(Saved entries)
*-*-*
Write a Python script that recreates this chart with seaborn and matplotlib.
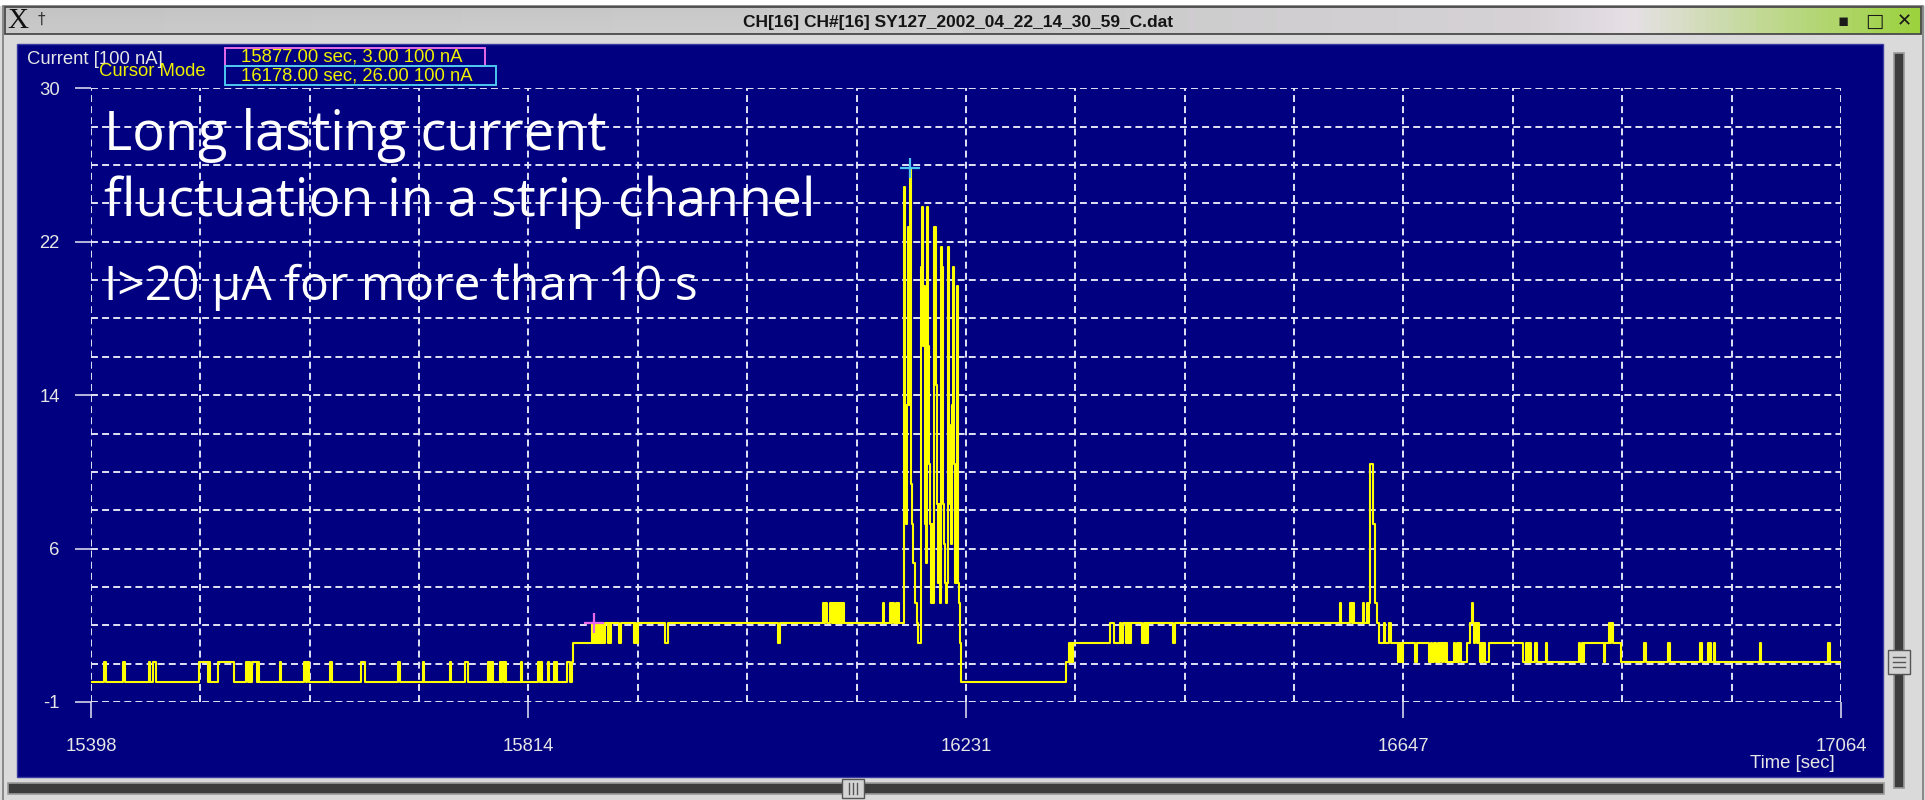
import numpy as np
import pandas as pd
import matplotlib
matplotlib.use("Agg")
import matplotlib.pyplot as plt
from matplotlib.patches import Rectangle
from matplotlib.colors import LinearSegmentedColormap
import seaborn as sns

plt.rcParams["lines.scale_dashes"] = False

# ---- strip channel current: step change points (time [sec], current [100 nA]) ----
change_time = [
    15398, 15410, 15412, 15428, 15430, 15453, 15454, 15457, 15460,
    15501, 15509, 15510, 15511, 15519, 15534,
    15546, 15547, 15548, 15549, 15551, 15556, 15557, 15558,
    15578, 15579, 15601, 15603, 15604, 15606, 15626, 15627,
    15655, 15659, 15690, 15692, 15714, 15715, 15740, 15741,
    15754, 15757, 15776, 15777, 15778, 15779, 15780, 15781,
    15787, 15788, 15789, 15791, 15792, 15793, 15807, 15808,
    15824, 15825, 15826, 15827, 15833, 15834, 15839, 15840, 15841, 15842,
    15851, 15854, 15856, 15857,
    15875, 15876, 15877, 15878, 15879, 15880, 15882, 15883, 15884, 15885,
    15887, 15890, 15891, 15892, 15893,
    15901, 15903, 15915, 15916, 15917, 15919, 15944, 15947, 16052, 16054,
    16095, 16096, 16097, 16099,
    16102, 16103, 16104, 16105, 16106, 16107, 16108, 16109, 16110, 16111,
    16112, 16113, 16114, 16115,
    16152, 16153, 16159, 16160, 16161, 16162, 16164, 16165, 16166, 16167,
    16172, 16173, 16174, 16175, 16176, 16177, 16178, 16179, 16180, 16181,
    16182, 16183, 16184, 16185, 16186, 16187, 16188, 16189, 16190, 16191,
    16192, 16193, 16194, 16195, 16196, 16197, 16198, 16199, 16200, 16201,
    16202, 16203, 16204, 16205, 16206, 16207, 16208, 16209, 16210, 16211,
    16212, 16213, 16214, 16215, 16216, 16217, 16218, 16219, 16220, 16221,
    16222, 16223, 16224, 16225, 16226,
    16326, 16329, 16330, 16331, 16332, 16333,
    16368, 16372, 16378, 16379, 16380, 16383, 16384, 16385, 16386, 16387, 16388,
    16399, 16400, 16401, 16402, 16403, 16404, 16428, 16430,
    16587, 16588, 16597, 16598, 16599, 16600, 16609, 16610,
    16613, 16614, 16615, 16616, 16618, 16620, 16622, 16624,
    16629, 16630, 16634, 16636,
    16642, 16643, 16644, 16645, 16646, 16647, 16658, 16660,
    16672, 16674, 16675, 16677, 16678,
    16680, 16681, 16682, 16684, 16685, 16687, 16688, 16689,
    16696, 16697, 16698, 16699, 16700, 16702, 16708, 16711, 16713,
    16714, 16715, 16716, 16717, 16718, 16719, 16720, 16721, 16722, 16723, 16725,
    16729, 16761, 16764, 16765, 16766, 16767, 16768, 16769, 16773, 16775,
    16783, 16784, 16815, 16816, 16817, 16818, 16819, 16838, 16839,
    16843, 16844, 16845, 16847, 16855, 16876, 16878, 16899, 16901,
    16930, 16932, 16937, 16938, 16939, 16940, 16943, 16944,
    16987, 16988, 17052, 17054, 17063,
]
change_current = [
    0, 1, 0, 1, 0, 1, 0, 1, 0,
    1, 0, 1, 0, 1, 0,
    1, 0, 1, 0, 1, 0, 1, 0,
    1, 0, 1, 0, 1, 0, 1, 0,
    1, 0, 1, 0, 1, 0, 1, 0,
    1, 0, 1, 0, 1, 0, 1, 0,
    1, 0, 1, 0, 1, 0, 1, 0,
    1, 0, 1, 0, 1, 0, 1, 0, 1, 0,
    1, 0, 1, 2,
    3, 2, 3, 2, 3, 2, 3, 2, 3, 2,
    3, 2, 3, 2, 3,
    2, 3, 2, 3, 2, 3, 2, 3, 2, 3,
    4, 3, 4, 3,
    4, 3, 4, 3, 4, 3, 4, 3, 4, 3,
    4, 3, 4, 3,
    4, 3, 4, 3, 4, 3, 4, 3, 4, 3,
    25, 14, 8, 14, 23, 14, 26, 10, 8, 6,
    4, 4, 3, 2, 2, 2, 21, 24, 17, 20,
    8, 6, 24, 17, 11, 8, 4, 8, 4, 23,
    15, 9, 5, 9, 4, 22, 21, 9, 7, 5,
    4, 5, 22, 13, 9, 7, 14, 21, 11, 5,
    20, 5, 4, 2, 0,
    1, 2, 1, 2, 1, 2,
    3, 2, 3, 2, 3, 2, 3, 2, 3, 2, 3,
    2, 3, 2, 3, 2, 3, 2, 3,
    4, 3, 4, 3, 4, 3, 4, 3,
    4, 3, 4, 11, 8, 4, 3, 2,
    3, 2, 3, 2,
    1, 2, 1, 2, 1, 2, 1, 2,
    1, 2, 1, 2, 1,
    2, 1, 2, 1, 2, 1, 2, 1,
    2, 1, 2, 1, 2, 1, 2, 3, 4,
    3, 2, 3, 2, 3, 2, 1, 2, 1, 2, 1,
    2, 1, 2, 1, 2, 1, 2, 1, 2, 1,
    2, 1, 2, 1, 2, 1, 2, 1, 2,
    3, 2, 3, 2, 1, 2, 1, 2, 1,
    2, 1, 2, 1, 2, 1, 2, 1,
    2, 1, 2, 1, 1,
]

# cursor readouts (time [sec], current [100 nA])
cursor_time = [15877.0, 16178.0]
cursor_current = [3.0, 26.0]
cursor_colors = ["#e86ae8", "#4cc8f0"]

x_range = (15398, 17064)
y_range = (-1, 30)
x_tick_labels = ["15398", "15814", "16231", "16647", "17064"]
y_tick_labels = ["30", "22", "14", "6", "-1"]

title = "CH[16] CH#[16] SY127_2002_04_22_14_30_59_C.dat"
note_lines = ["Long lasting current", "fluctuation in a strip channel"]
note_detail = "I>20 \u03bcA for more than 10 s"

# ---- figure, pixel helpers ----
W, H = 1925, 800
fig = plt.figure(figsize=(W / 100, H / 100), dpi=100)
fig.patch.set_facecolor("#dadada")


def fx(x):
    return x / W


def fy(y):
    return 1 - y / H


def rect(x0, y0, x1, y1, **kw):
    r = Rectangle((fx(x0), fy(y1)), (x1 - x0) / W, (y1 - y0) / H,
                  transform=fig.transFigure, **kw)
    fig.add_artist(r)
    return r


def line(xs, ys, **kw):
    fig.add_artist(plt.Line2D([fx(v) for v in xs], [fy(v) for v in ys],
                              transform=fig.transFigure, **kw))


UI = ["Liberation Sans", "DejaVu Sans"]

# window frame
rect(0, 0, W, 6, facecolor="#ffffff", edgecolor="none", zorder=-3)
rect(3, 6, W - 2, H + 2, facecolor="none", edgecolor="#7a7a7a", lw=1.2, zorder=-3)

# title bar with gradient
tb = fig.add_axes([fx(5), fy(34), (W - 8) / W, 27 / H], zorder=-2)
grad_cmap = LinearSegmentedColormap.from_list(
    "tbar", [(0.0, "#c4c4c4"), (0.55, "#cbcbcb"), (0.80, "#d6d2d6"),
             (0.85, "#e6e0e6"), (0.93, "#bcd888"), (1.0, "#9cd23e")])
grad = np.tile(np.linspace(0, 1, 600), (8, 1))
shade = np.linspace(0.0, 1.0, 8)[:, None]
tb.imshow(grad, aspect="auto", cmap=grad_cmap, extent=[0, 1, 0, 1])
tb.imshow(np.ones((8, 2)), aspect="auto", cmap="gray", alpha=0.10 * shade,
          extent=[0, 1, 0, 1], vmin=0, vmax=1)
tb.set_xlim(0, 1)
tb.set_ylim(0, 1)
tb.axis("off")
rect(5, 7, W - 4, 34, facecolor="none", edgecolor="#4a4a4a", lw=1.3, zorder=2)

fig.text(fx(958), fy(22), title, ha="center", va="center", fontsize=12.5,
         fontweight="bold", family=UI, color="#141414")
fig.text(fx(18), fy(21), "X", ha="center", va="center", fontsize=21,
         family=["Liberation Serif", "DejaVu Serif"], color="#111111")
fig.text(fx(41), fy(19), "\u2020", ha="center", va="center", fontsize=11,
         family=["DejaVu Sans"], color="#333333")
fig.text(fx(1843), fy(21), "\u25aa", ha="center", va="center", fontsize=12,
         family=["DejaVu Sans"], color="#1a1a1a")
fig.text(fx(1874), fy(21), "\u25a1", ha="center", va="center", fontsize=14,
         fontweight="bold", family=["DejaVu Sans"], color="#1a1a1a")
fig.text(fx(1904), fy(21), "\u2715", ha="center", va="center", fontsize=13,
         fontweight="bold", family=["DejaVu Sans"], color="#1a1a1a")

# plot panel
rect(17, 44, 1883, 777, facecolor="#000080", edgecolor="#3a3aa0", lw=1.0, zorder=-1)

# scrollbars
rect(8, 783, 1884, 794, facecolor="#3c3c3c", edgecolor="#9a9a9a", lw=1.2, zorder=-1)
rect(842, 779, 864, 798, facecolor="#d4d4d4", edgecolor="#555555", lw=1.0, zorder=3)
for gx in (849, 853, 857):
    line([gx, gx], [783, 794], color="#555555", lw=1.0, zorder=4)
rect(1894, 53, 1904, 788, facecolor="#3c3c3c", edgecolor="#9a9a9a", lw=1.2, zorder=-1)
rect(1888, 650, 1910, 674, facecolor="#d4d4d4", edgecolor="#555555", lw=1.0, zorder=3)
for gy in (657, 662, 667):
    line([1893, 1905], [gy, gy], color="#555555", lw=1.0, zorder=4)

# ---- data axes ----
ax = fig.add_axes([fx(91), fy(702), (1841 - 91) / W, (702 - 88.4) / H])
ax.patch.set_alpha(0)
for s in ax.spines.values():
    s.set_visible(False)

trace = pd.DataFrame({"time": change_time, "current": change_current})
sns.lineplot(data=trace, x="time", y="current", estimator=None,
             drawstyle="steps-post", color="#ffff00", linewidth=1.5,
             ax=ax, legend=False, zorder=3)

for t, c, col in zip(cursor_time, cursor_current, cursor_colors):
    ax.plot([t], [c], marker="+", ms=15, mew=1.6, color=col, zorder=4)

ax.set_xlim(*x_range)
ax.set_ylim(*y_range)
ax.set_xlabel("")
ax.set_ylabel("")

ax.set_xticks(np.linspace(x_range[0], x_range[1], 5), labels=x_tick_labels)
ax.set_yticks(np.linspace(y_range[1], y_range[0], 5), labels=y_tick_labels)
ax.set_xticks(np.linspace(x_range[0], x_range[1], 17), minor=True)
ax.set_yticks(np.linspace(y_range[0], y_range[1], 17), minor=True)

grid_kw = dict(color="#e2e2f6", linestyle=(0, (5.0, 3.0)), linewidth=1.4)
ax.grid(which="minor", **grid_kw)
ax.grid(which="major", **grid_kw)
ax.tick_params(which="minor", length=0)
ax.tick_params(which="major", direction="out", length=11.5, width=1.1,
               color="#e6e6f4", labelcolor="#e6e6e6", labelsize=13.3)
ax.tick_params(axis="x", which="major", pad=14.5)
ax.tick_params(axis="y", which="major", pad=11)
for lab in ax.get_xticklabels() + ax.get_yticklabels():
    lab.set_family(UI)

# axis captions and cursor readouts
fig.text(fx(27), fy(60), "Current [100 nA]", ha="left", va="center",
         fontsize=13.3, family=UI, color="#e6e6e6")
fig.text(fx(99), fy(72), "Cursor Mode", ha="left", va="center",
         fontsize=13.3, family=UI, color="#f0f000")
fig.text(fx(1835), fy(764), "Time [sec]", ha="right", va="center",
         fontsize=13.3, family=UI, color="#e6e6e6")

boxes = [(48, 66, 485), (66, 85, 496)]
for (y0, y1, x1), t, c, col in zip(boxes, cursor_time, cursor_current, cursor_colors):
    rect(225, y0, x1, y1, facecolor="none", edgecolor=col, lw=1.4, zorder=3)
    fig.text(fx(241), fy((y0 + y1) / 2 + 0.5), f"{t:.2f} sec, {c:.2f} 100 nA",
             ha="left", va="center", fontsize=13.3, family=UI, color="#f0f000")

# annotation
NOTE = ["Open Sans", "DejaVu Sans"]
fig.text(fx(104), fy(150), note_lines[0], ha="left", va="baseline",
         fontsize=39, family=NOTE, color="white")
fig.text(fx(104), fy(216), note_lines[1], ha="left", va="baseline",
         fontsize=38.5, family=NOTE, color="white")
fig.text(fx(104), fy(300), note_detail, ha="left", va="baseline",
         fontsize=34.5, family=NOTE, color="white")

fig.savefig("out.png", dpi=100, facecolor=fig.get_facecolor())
*-*-*
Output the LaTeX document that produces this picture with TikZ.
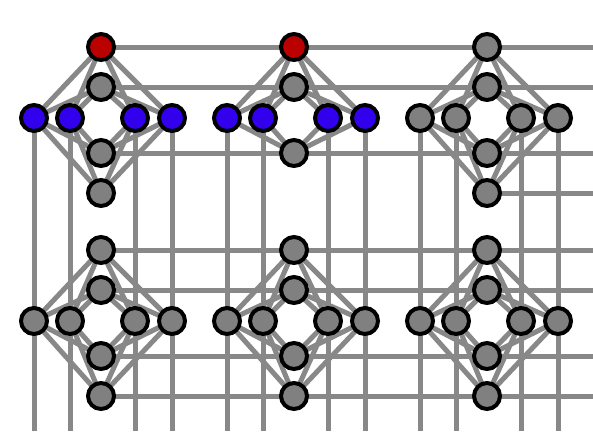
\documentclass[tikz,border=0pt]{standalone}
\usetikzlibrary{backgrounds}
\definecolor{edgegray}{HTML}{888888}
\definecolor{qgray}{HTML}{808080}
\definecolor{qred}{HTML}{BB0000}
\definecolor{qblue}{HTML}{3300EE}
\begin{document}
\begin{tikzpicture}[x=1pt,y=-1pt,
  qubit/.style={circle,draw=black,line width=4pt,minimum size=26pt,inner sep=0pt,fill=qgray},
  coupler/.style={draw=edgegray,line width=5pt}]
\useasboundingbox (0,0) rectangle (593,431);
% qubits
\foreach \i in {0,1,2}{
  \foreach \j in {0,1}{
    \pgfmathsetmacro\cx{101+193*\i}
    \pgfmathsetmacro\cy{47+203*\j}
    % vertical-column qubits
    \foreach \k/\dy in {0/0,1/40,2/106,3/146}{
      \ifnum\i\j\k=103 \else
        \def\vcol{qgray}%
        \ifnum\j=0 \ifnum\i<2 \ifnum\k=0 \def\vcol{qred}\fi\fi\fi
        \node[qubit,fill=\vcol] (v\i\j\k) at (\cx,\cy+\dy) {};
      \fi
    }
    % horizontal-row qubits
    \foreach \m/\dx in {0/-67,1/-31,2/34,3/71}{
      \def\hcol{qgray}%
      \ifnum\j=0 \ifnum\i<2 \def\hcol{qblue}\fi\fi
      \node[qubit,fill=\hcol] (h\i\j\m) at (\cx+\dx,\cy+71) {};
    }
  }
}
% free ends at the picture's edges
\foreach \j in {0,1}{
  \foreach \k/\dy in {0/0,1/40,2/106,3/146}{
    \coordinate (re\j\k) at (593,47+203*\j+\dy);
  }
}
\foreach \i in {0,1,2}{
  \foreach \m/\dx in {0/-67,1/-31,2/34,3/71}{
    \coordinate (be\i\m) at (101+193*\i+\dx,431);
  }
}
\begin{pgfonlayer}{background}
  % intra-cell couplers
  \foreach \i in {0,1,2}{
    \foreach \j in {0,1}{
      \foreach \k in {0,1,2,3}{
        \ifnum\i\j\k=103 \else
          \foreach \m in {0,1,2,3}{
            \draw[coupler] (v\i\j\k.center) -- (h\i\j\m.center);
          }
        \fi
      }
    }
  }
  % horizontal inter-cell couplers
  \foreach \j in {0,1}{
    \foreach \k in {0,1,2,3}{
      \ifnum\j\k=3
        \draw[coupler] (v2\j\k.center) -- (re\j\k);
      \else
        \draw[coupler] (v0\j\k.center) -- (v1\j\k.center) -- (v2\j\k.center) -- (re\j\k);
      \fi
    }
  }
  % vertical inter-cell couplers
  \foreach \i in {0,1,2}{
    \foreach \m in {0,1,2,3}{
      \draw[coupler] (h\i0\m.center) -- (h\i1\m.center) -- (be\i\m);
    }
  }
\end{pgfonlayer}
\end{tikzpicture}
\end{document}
*-*-*
* **DIRECTIONS FOR THIS TASK**: Select and copy every line of the listing with the word "that".

* **REPLY**:
Write a Python script that recreates this chart with seaborn and matplotlib.
Output the LaTeX document that produces this picture with TikZ.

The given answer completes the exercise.